Source data

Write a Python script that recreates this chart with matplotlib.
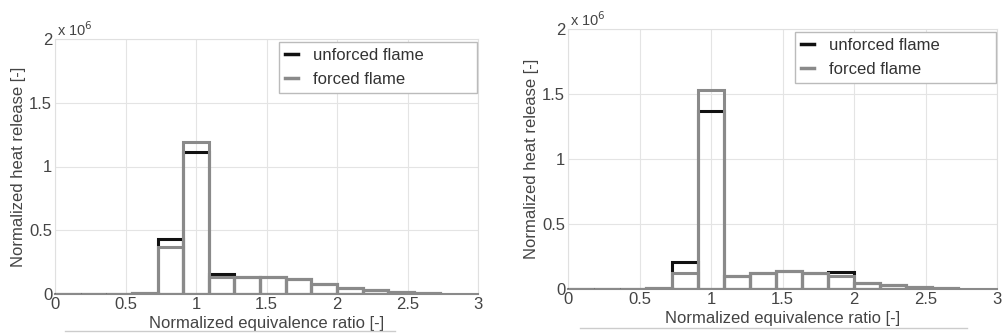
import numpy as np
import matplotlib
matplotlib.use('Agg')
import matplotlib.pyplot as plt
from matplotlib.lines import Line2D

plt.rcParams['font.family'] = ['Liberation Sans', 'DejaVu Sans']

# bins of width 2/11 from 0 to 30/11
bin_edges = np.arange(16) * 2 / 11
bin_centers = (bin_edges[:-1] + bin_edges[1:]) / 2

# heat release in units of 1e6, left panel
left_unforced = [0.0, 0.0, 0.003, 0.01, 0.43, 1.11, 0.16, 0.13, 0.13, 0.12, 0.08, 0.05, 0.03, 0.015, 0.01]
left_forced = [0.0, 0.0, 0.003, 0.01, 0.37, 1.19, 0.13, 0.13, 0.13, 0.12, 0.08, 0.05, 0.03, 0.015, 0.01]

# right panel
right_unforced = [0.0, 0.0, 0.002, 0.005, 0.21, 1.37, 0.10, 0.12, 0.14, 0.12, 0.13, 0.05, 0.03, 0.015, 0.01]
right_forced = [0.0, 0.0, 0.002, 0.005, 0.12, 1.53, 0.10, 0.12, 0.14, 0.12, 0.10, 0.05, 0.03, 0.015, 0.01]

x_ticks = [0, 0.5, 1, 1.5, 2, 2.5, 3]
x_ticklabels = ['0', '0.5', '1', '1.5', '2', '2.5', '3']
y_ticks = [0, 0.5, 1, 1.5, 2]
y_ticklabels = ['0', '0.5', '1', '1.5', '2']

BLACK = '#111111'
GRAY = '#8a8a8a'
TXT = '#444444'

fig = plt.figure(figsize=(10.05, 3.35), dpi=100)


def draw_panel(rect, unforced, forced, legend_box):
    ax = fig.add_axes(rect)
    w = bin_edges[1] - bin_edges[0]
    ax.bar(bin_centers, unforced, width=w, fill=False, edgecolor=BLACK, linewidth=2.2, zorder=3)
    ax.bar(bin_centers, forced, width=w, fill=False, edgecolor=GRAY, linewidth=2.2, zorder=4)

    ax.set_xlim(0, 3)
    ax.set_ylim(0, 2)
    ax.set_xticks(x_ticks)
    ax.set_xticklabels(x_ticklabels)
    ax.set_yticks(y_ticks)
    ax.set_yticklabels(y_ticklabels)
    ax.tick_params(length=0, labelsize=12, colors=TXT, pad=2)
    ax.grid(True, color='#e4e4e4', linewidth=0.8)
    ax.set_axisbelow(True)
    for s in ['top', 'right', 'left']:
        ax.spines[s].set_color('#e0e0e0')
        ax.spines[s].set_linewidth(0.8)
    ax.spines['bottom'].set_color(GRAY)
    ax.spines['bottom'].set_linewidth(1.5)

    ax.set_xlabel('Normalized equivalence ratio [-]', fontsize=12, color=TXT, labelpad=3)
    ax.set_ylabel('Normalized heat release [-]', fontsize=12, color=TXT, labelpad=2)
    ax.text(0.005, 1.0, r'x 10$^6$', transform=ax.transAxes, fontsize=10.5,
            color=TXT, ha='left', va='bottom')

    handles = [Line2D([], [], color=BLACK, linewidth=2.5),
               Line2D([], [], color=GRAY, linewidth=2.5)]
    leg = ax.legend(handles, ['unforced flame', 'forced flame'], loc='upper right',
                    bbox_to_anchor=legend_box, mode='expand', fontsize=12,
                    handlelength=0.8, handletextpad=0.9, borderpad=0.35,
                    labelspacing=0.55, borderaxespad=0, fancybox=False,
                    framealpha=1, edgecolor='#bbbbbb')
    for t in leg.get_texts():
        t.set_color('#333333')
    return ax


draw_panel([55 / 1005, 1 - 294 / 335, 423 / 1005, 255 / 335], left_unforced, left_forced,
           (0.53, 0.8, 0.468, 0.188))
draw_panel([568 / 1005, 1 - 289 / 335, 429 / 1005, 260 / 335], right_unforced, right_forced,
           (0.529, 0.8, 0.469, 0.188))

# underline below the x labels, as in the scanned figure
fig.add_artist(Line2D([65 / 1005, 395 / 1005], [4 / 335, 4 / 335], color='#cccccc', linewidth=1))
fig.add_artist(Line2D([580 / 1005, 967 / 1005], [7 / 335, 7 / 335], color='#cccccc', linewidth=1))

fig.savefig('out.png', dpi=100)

Exercise aim
Restate the data word for word from its first line through the line with "0.10, 0.05, 0.03, 0.015, 0.01]", leaving out any picture along the way.

Worked solution
Write a Python script that recreates this chart with matplotlib.
import numpy as np
import matplotlib
matplotlib.use('Agg')
import matplotlib.pyplot as plt
from matplotlib.lines import Line2D

plt.rcParams['font.family'] = ['Liberation Sans', 'DejaVu Sans']

# bins of width 2/11 from 0 to 30/11
bin_edges = np.arange(16) * 2 / 11
bin_centers = (bin_edges[:-1] + bin_edges[1:]) / 2

# heat release in units of 1e6, left panel
left_unforced = [0.0, 0.0, 0.003, 0.01, 0.43, 1.11, 0.16, 0.13, 0.13, 0.12, 0.08, 0.05, 0.03, 0.015, 0.01]
left_forced = [0.0, 0.0, 0.003, 0.01, 0.37, 1.19, 0.13, 0.13, 0.13, 0.12, 0.08, 0.05, 0.03, 0.015, 0.01]

# right panel
right_unforced = [0.0, 0.0, 0.002, 0.005, 0.21, 1.37, 0.10, 0.12, 0.14, 0.12, 0.13, 0.05, 0.03, 0.015, 0.01]
right_forced = [0.0, 0.0, 0.002, 0.005, 0.12, 1.53, 0.10, 0.12, 0.14, 0.12, 0.10, 0.05, 0.03, 0.015, 0.01]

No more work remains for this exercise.